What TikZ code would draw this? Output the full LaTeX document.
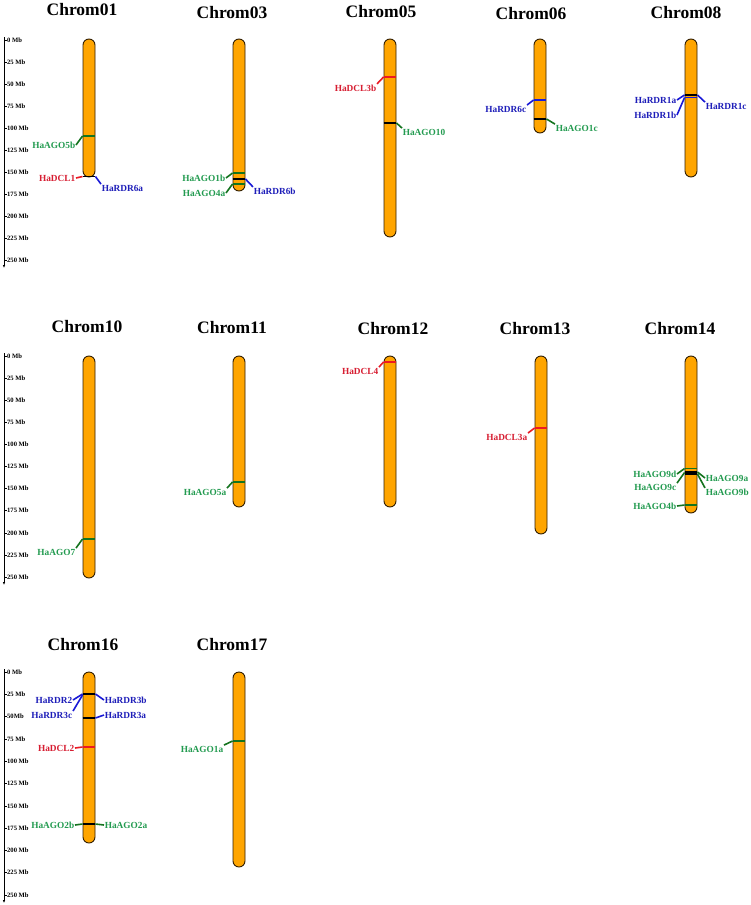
\documentclass[tikz,border=0pt]{standalone}
\usepackage{fontspec}
\setmainfont{Liberation Serif}
\usetikzlibrary{arrows.meta}

\definecolor{chromfill}{RGB}{255,165,0}
\definecolor{chromedge}{RGB}{50,30,0}
\definecolor{agotxt}{RGB}{35,155,80}
\definecolor{agocol}{RGB}{20,115,30}
\definecolor{dcltxt}{RGB}{215,30,50}
\definecolor{dclcol}{RGB}{235,25,35}
\definecolor{rdrtxt}{RGB}{30,30,185}
\definecolor{rdrcol}{RGB}{25,25,215}

\tikzset{
  chrom/.style={draw=chromedge, fill=chromfill, line width=0.9pt, rounded corners=6pt,
    minimum width=12pt, inner sep=0pt},
  chromtitle/.style={font=\bfseries\fontsize{17.5}{17.5}\selectfont, inner sep=0pt},
  gene/.style={font=\bfseries\fontsize{9.3}{10}\selectfont, inner sep=0.6pt},
  ago/.style={gene, text=agotxt},
  dcl/.style={gene, text=dcltxt},
  rdr/.style={gene, text=rdrtxt},
  agoline/.style={draw=agocol, line width=1.6pt},
  dclline/.style={draw=dclcol, line width=1.6pt},
  rdrline/.style={draw=rdrcol, line width=1.6pt},
  genemark/.style={line width=1.7pt},
  axisline/.style={line width=0.8pt, -{Latex[length=3pt,width=2.5pt]}},
  axistick/.style={line width=0.6pt},
  mb/.style={font=\bfseries\fontsize{6.6}{7}\selectfont, anchor=west, inner sep=0pt}
}

\begin{document}
\begin{tikzpicture}[x=1pt,y=-1pt]
  \useasboundingbox[fill=white] (0,0) rectangle (750,905);

  % Draw scale axes.
  \draw[axisline] (4,37) -- (4,268);
  \foreach \k/\t in {0/0 Mb,1/25 Mb,2/50 Mb,3/75 Mb,4/100 Mb,5/125 Mb,6/150 Mb,7/175 Mb,8/200 Mb,9/225 Mb,10/250 Mb}{
    \draw[axistick] (4,40+22*\k) -- (6.5,40+22*\k);
    \node[mb] (mba\k) at (7,40+22*\k) {\t};
  }
  \draw[axisline] (4,353) -- (4,585);
  \foreach \k/\t in {0/0 Mb,1/25 Mb,2/50 Mb,3/75 Mb,4/100 Mb,5/125 Mb,6/150 Mb,7/175 Mb,8/200 Mb,9/225 Mb,10/250 Mb}{
    \draw[axistick] (4,356+22.1*\k) -- (6.5,356+22.1*\k);
    \node[mb] (mbb\k) at (7,356+22.1*\k) {\t};
  }
  \draw[axisline] (4,669) -- (4,903);
  \foreach \k/\t in {0/0 Mb,1/25 Mb,2/50Mb,3/75 Mb,4/100 Mb,5/125 Mb,6/150 Mb,7/175 Mb,8/200 Mb,9/225 Mb,10/250 Mb}{
    \draw[axistick] (4,672+22.3*\k) -- (6.5,672+22.3*\k);
    \node[mb] (mbc\k) at (7,672+22.3*\k) {\t};
  }

  % Draw chromosomes and titles.
  \node[chrom, minimum height=138pt] (chr01) at (89,108) {};
  \node[chrom, minimum height=152pt] (chr03) at (239,115) {};
  \node[chrom, minimum height=198pt] (chr05) at (390,138) {};
  \node[chrom, minimum height=94pt]  (chr06) at (540,86) {};
  \node[chrom, minimum height=138pt] (chr08) at (691,108) {};
  \node[chrom, minimum height=222pt] (chr10) at (89,467) {};
  \node[chrom, minimum height=151pt] (chr11) at (239,431.5) {};
  \node[chrom, minimum height=151pt] (chr12) at (390,431.5) {};
  \node[chrom, minimum height=178pt] (chr13) at (541,445) {};
  \node[chrom, minimum height=157pt] (chr14) at (691,434.5) {};
  \node[chrom, minimum height=171pt] (chr16) at (89,757.5) {};
  \node[chrom, minimum height=195pt] (chr17) at (239,769.5) {};

  \node[chromtitle] (t01) at (82,10) {Chrom01};
  \node[chromtitle] (t03) at (232,13) {Chrom03};
  \node[chromtitle] (t05) at (381,12) {Chrom05};
  \node[chromtitle] (t06) at (531,14) {Chrom06};
  \node[chromtitle] (t08) at (686,13) {Chrom08};
  \node[chromtitle] (t10) at (87,327) {Chrom10};
  \node[chromtitle] (t11) at (232,328) {Chrom11};
  \node[chromtitle] (t12) at (393,329) {Chrom12};
  \node[chromtitle] (t13) at (535,329) {Chrom13};
  \node[chromtitle] (t14) at (680,329) {Chrom14};
  \node[chromtitle] (t16) at (83,645) {Chrom16};
  \node[chromtitle] (t17) at (232,645) {Chrom17};

  % Chrom01 genes
  \draw[genemark, agocol] (chr01.west |- 0,136) -- (chr01.east |- 0,136);
  \draw[genemark, black] (chr01.west |- 0,176.5) -- (chr01.east |- 0,176.5);
  \node[ago, anchor=east] (ago5b) at (76,145) {HaAGO5b};
  \node[dcl, anchor=east] (dcl1) at (76,178) {HaDCL1};
  \node[rdr, anchor=west] (rdr6a) at (101,188) {HaRDR6a};
  \draw[agoline] (ago5b.east) -- (chr01.west |- 0,136);
  \draw[dclline] (dcl1.east) -- (chr01.west |- 0,176.5);
  \draw[rdrline] (chr01.east |- 0,176.5) -- (rdr6a.north west);

  % Chrom03 genes
  \draw[genemark, agocol] (chr03.west |- 0,173) -- (chr03.east |- 0,173);
  \draw[genemark, black] (chr03.west |- 0,179) -- (chr03.east |- 0,179);
  \draw[genemark, agocol] (chr03.west |- 0,184) -- (chr03.east |- 0,184);
  \node[ago, anchor=east] (ago1b) at (226,178) {HaAGO1b};
  \node[ago, anchor=east] (ago4a) at (226,193) {HaAGO4a};
  \node[rdr, anchor=west] (rdr6b) at (253,191) {HaRDR6b};
  \draw[agoline] (ago1b.east) -- (chr03.west |- 0,173);
  \draw[agoline] (ago4a.east) -- (chr03.west |- 0,184);
  \draw[rdrline] (chr03.east |- 0,179) -- (rdr6b.north west);

  % Chrom05 genes
  \draw[genemark, dclcol] (chr05.west |- 0,77) -- (chr05.east |- 0,77);
  \draw[genemark, black] (chr05.west |- 0,123) -- (chr05.east |- 0,123);
  \node[dcl, anchor=east] (dcl3b) at (377,88) {HaDCL3b};
  \node[ago, anchor=west] (ago10) at (402,132) {HaAGO10};
  \draw[dclline] (dcl3b.north east) -- (chr05.west |- 0,77);
  \draw[agoline] (chr05.east |- 0,123) -- (ago10.north west);

  % Chrom06 genes
  \draw[genemark, rdrcol] (chr06.west |- 0,100) -- (chr06.east |- 0,100);
  \draw[genemark, black] (chr06.west |- 0,119) -- (chr06.east |- 0,119);
  \node[rdr, anchor=east] (rdr6c) at (527,109) {HaRDR6c};
  \node[ago, anchor=west] (ago1c) at (555,128) {HaAGO1c};
  \draw[rdrline] (rdr6c.north east) -- (chr06.west |- 0,100);
  \draw[agoline] (chr06.east |- 0,119) -- (ago1c.north west);

  % Chrom08 genes
  \draw[genemark, black] (chr08.west |- 0,95) -- (chr08.east |- 0,95);
  \draw[genemark, rdrcol] (chr08.west |- 0,97.5) -- (chr08.east |- 0,97.5);
  \node[rdr, anchor=east] (rdr1a) at (677,100) {HaRDR1a};
  \node[rdr, anchor=east] (rdr1b) at (677,115) {HaRDR1b};
  \node[rdr, anchor=west] (rdr1c) at (705,106) {HaRDR1c};
  \draw[rdrline] (rdr1a.east) -- (chr08.west |- 0,95);
  \draw[rdrline] (rdr1b.east) -- (chr08.west |- 0,97.5);
  \draw[rdrline] (chr08.east |- 0,95) -- (rdr1c.north west);

  % Chrom10 genes
  \draw[genemark, agocol] (chr10.west |- 0,539) -- (chr10.east |- 0,539);
  \node[ago, anchor=east] (ago7) at (76,552) {HaAGO7};
  \draw[agoline] (ago7.north east) -- (chr10.west |- 0,539);

  % Chrom11 genes
  \draw[genemark, agocol] (chr11.west |- 0,482) -- (chr11.east |- 0,482);
  \node[ago, anchor=east] (ago5a) at (227,492) {HaAGO5a};
  \draw[agoline] (ago5a.north east) -- (chr11.west |- 0,482);

  % Chrom12 genes
  \draw[genemark, dclcol] (chr12.west |- 0,362) -- (chr12.east |- 0,362);
  \node[dcl, anchor=east] (dcl4) at (379,371) {HaDCL4};
  \draw[dclline] (dcl4.north east) -- (chr12.west |- 0,362);

  % Chrom13 genes
  \draw[genemark, dclcol] (chr13.west |- 0,428) -- (chr13.east |- 0,428);
  \node[dcl, anchor=east] (dcl3a) at (528,437) {HaDCL3a};
  \draw[dclline] (dcl3a.north east) -- (chr13.west |- 0,428);

  % Chrom14 genes
  \draw[genemark, agocol] (chr14.west |- 0,468.5) -- (chr14.east |- 0,468.5);
  \draw[line width=3.6pt, black] (chr14.west |- 0,473) -- (chr14.east |- 0,473);
  \draw[genemark, agocol] (chr14.west |- 0,505) -- (chr14.east |- 0,505);
  \node[ago, anchor=east] (ago9d) at (677,474) {HaAGO9d};
  \node[ago, anchor=east] (ago9c) at (677,487) {HaAGO9c};
  \node[ago, anchor=east] (ago4b) at (677,506) {HaAGO4b};
  \node[ago, anchor=west] (ago9a) at (705,478) {HaAGO9a};
  \node[ago, anchor=west] (ago9b) at (705,492) {HaAGO9b};
  \draw[agoline] (ago9d.east) -- (chr14.west |- 0,468.5);
  \draw[agoline] (ago9c.north east) -- (chr14.west |- 0,472.5);
  \draw[agoline] (ago4b.east) -- (chr14.west |- 0,505);
  \draw[agoline] (chr14.east |- 0,472) -- (ago9a.west);
  \draw[agoline] (chr14.east |- 0,474) -- (ago9b.north west);

  % Chrom16 genes
  \draw[genemark, black] (chr16.west |- 0,694) -- (chr16.east |- 0,694);
  \draw[genemark, black] (chr16.west |- 0,718) -- (chr16.east |- 0,718);
  \draw[genemark, dclcol] (chr16.west |- 0,747) -- (chr16.east |- 0,747);
  \draw[genemark, black] (chr16.west |- 0,824) -- (chr16.east |- 0,824);
  \node[rdr, anchor=east] (rdr2) at (73,700) {HaRDR2};
  \node[rdr, anchor=east] (rdr3c) at (73,715) {HaRDR3c};
  \node[rdr, anchor=west] (rdr3b) at (104,700) {HaRDR3b};
  \node[rdr, anchor=west] (rdr3a) at (104,715) {HaRDR3a};
  \node[dcl, anchor=east] (dcl2) at (75,748) {HaDCL2};
  \node[ago, anchor=east] (ago2b) at (75,825) {HaAGO2b};
  \node[ago, anchor=west] (ago2a) at (104,825) {HaAGO2a};
  \draw[rdrline] (rdr2.east) -- (chr16.west |- 0,694);
  \draw[rdrline] (rdr3c.north east) -- (chr16.west |- 0,695);
  \draw[rdrline] (chr16.east |- 0,694) -- (rdr3b.west);
  \draw[rdrline] (chr16.east |- 0,718) -- (rdr3a.west);
  \draw[dclline] (dcl2.east) -- (chr16.west |- 0,747);
  \draw[agoline] (ago2b.east) -- (chr16.west |- 0,824);
  \draw[agoline] (chr16.east |- 0,824) -- (ago2a.west);

  % Chrom17 genes
  \draw[genemark, agocol] (chr17.west |- 0,741) -- (chr17.east |- 0,741);
  \node[ago, anchor=east] (ago1a) at (224,749) {HaAGO1a};
  \draw[agoline] (ago1a.north east) -- (chr17.west |- 0,741);
\end{tikzpicture}
\end{document}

- - -

What the task asks :: Every line from the start of the listing above through the line with "(0,0) rectangle (750,905);" should be repeated exactly; skip the pictures and add nothing else.

Exercise result ::
What TikZ code would draw this? Output the full LaTeX document.
\documentclass[tikz,border=0pt]{standalone}
\usepackage{fontspec}
\setmainfont{Liberation Serif}
\usetikzlibrary{arrows.meta}

\definecolor{chromfill}{RGB}{255,165,0}
\definecolor{chromedge}{RGB}{50,30,0}
\definecolor{agotxt}{RGB}{35,155,80}
\definecolor{agocol}{RGB}{20,115,30}
\definecolor{dcltxt}{RGB}{215,30,50}
\definecolor{dclcol}{RGB}{235,25,35}
\definecolor{rdrtxt}{RGB}{30,30,185}
\definecolor{rdrcol}{RGB}{25,25,215}

\tikzset{
  chrom/.style={draw=chromedge, fill=chromfill, line width=0.9pt, rounded corners=6pt,
    minimum width=12pt, inner sep=0pt},
  chromtitle/.style={font=\bfseries\fontsize{17.5}{17.5}\selectfont, inner sep=0pt},
  gene/.style={font=\bfseries\fontsize{9.3}{10}\selectfont, inner sep=0.6pt},
  ago/.style={gene, text=agotxt},
  dcl/.style={gene, text=dcltxt},
  rdr/.style={gene, text=rdrtxt},
  agoline/.style={draw=agocol, line width=1.6pt},
  dclline/.style={draw=dclcol, line width=1.6pt},
  rdrline/.style={draw=rdrcol, line width=1.6pt},
  genemark/.style={line width=1.7pt},
  axisline/.style={line width=0.8pt, -{Latex[length=3pt,width=2.5pt]}},
  axistick/.style={line width=0.6pt},
  mb/.style={font=\bfseries\fontsize{6.6}{7}\selectfont, anchor=west, inner sep=0pt}
}

\begin{document}
\begin{tikzpicture}[x=1pt,y=-1pt]
  \useasboundingbox[fill=white] (0,0) rectangle (750,905);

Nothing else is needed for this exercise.